It is said that the story of diamond mining in South Africa began with someone who inadvertently kicked a large stone in the dusty ground, only to discover that said stone was in fact a huge diamond. This started a rush of speculators hoping to make a fast buck. For many of today’s speculators, blockchain is that dusty diamond. They stake their claims and reach into their pockets – or most likely try to convince others to reach into theirs – to start mining on the promise that they will deliver gemstones.
As well as the excitement associated with a new technology, be it the internet, smart phones, Virtual Reality or Artificial Intelligence, the question which tends to rear its head very early on is whether there is money to be made.
Perhaps the most high-profile example of this was the ‘Dotcom Bubble’ at the turn of this century. At the time, some of the first arrivals on the scene achieved true greatness. Early stage investors in the dotcoms could have made 100 times their money, only for those who did not cash in their chips to fall victim to the so-called ‘99% Club’ – stocks that have fallen horrifically from their peak. Inflated claims and counterclaims are often made about a new technology that is going to disrupt everything across an industry or sector. And nothing has changed much since those prospecting days – or indeed since the time of the Crash of 1929.
What many do not know is that blockchain has been around since the mid 1990s, but it was known then as Distributed Ledger Technology (DLT). This is not as sexy sounding as ‘blockchain’… so could that be the reason behind the lack of traction all those years ago?
Like every commercial endeavour, we start with the problem first, and the solution second. This is the way we humans are wired – to overcome obstacles by working around them or making constructs to overcome them. Think communities in South America using the root systems of trees along river banks to make living foot bridges across river gorges, in order to build relationships, exchange goods and enhance their lives.

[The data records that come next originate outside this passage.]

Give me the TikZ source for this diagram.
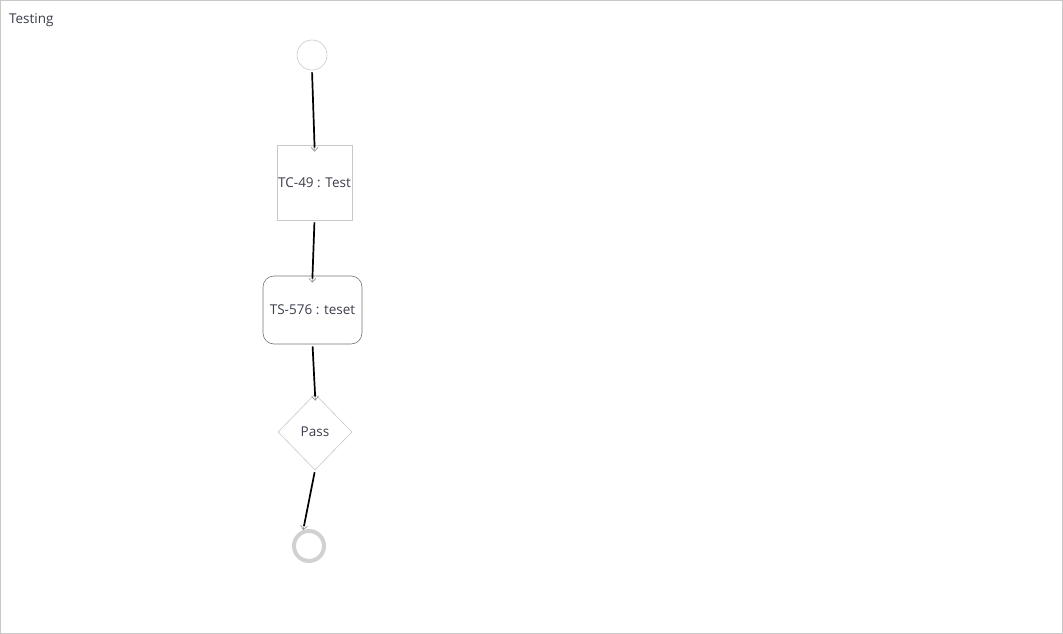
\documentclass[tikz,border=0pt]{standalone}
\usepackage{fontspec}
\setmainfont{Open Sans}
\usetikzlibrary{arrows.meta,shapes.geometric}

\definecolor{txtgray}{HTML}{3A3D4A}
\definecolor{framegray}{HTML}{C8C8C8}

\begin{document}
\begin{tikzpicture}[x=1pt,y=-1pt,font=\fontsize{13.5}{16}\selectfont,text=txtgray,
    flow/.style={draw=black!45,line width=0.6pt,shorten <=2pt,shorten >=-#1,
      -{Straight Barb[length=4pt,width=7pt]},
      postaction={draw=black,line width=1.7pt,shorten >=-#1+4pt,-}},
    flow/.default=7pt]
  \tikzstyle{startnode}=[circle,draw=framegray,line width=0.6pt,minimum size=30pt,inner sep=0pt]
  \tikzstyle{stopnode}=[circle,draw=black!18,line width=4pt,minimum size=30pt,inner sep=0pt]
  \tikzstyle{casebox}=[rectangle,draw=framegray,line width=0.6pt,minimum width=75pt,minimum height=75pt,inner sep=0pt]
  \tikzstyle{stepbox}=[rectangle,rounded corners=11pt,draw=black!55,line width=0.6pt,minimum width=99pt,minimum height=68pt,inner sep=0pt]
  \tikzstyle{gate}=[diamond,draw=framegray,line width=0.6pt,minimum width=74pt,minimum height=76pt,inner sep=0pt]

  \useasboundingbox (0,0) rectangle (1063,634);
  \draw[framegray,line width=1pt] (0.5,0.5) rectangle (1062.5,633.5);
  \node[anchor=west] (title) at (5.5,20) {Testing};

  \node[startnode] (start) at (312,55) {};
  \node[casebox] (tc49) at (314.5,182.5) {TC-49 : Test};
  \node[stepbox] (ts576) at (312.5,310) {TS-576 : teset};
  \node[gate] (pass) at (315,432) {Pass};
  \node[stopnode] (stop) at (309,546) {};

  \draw[flow] (start.south) -- (tc49.north);
  \draw[flow] (tc49.south) -- (ts576.north);
  \draw[flow] (ts576.south) -- (pass.north);
  \draw[flow=0pt] (pass.south) -- (stop.110);
\end{tikzpicture}
\end{document}
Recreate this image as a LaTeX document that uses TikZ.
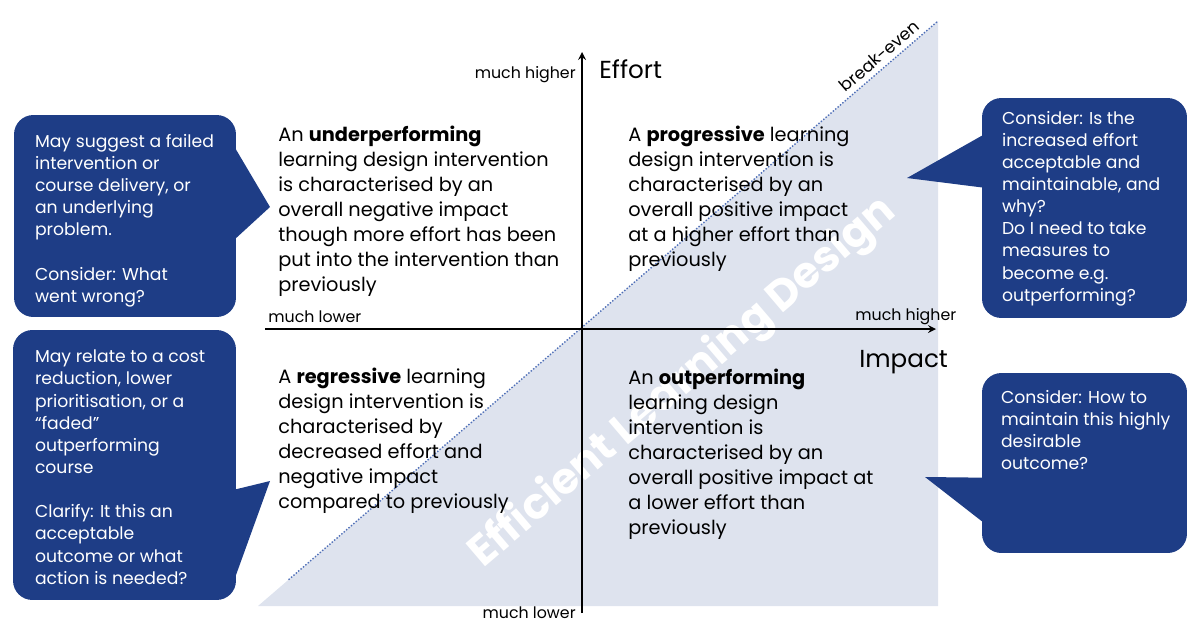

So where can blockchain play a part of being the solution? One vast area of human creativity is self-expression – both visual and aural. Industries have been built around these forms of creative communication. The Entertainment, Music and Media industries a case in point. According to Martin Heath, CEO of Seed Media: ‘Often the very people who are brilliant at doing this are not brilliant at maximising a return on what they create, especially when it comes to negotiating in a marketplace. They cede too much control of most of their rights to their artefacts, be it a photograph that ends up in a news feed, a music track that gets played on Spotify or some moving content that ends up on YouTube. Yes, mostly for good reason because they don’t have the resources to Copyright, Publish and Distribute to the world out there.’
However, as all systems inherently resist change, the seam to be mined lies in the dust of years of paper-based processes of rights management processes, the years of ‘slow to evolve’ financial systems, and the ‘recent years’ of the siloed data exploitation.
According to Tony Sanders, CEO of digital media and technology group Catenae Innovation: ‘Blockchain technology enables Copyright to be secured, removing the inefficiencies of shuffling bits of paper. It speeds up financial systems through the automation business rules in the form of Smart Contracts and it certainly allows rights owners (and their customers) to be in mutual control of their data and to all benefit from it.’
Estimates of cost savings are in the upper teens percentages and beyond. It is in the commercial dust that money is to be made – and the real application of blockchain technology is that it plays a part in moving value from one person to another. To return to the mining analogy, blockchain is the process that polishes the rough diamond.